[DATASET EXCERPTS]

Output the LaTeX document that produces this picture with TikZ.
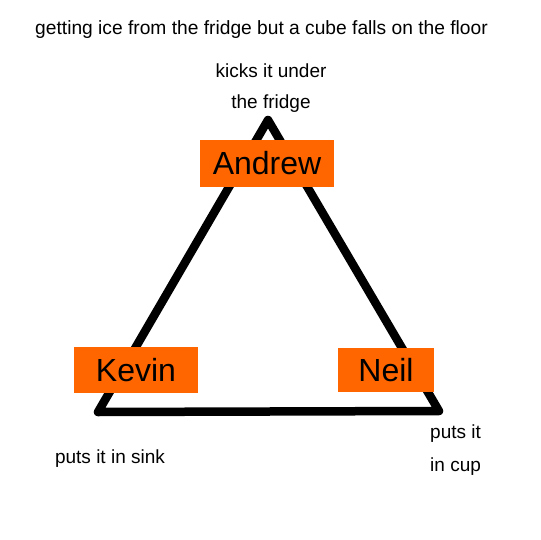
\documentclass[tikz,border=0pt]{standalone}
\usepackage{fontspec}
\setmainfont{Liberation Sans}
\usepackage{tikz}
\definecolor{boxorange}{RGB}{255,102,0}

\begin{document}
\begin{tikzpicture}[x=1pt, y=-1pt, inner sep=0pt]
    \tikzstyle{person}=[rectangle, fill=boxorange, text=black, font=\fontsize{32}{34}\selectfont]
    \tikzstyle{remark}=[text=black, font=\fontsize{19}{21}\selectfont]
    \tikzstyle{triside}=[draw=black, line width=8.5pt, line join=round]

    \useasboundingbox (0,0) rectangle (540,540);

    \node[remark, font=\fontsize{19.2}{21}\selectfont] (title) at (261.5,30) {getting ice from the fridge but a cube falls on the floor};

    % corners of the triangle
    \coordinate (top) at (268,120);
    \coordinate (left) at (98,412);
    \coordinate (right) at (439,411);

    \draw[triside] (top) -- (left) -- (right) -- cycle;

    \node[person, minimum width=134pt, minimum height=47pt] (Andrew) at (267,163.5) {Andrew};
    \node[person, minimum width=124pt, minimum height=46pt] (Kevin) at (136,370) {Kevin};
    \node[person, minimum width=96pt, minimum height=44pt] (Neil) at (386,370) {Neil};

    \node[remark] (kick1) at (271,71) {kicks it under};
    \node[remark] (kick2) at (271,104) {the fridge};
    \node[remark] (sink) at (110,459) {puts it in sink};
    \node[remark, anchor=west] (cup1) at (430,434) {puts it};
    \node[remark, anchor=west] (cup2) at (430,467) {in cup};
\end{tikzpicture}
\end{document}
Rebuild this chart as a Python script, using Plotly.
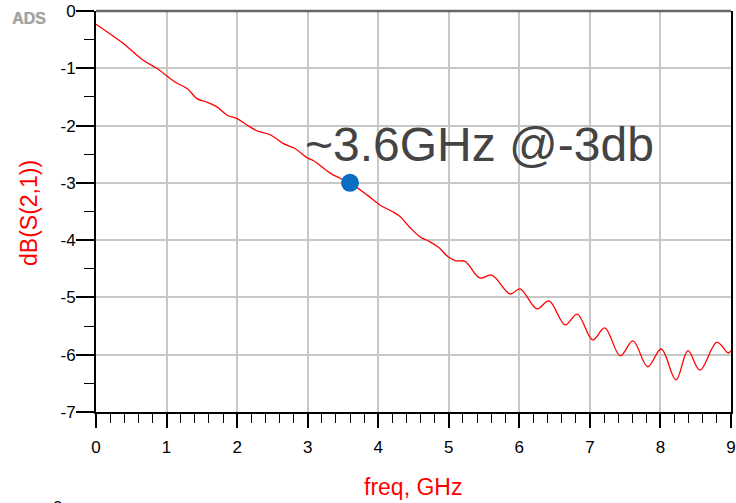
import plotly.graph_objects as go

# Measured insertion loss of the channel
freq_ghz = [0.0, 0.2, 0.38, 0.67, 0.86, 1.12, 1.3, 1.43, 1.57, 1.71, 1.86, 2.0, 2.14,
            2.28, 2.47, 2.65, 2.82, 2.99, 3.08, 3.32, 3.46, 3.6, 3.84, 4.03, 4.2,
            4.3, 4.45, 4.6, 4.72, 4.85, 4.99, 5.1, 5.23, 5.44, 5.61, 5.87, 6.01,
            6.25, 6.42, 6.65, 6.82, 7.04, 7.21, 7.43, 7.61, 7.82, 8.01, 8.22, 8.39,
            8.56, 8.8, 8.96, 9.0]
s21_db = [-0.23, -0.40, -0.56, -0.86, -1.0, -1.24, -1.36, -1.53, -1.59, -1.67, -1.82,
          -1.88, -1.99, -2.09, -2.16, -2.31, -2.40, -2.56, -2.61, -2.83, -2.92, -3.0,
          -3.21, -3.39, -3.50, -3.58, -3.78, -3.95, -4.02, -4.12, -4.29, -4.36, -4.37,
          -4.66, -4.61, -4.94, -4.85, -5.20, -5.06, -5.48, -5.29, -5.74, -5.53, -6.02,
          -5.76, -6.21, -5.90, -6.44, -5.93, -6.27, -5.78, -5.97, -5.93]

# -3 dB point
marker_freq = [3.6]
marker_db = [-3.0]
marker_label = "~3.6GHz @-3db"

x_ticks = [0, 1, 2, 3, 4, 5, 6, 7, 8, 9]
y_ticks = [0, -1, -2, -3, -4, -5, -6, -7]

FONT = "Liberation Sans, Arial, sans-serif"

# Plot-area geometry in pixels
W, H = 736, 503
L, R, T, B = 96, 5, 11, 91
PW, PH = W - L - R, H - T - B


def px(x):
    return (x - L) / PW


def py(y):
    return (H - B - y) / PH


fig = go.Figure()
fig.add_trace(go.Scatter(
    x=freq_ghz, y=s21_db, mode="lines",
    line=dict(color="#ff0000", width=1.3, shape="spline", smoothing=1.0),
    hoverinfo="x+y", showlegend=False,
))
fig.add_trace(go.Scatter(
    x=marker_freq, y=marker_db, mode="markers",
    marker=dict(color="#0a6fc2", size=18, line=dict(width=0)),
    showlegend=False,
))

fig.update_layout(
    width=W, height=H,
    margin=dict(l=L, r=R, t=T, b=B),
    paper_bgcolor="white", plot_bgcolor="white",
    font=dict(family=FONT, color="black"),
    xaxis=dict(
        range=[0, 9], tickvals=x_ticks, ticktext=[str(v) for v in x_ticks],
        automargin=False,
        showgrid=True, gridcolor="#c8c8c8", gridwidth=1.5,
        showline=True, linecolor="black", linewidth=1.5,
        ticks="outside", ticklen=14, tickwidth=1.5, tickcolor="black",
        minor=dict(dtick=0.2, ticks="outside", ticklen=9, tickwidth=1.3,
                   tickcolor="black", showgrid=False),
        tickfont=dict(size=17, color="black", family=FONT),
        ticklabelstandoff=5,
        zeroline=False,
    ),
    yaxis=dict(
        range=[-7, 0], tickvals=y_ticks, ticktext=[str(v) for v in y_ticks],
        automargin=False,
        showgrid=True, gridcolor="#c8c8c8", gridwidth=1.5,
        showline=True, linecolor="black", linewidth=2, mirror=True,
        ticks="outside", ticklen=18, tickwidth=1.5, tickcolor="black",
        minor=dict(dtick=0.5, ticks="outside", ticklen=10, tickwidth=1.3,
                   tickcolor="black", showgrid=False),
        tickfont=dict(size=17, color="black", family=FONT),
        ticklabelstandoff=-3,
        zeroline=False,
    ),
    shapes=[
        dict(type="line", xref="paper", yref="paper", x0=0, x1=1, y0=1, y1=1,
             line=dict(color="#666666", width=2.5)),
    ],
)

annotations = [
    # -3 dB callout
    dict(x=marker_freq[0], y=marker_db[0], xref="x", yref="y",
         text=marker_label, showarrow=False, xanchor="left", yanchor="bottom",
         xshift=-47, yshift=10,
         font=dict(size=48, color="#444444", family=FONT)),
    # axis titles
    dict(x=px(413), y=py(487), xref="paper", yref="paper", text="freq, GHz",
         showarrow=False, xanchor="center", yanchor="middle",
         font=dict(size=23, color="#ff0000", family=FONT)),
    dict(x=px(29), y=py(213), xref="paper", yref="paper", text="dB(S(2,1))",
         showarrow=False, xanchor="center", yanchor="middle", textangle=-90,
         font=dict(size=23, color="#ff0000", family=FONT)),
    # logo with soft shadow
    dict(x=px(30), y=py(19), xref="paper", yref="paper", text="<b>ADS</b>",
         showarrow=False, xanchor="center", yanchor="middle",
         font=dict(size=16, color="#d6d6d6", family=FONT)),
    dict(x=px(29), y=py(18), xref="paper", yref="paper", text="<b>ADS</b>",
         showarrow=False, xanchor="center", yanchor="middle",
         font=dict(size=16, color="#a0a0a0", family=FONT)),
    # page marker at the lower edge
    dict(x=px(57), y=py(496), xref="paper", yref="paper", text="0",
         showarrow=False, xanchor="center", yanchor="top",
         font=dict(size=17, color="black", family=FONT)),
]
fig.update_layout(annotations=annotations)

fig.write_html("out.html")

[OBJECTIVE] Return all lines containing the word "with".

[SOLUTION FOR THIS PROBLEM]
Output the LaTeX document that produces this picture with TikZ.
    # logo with soft shadow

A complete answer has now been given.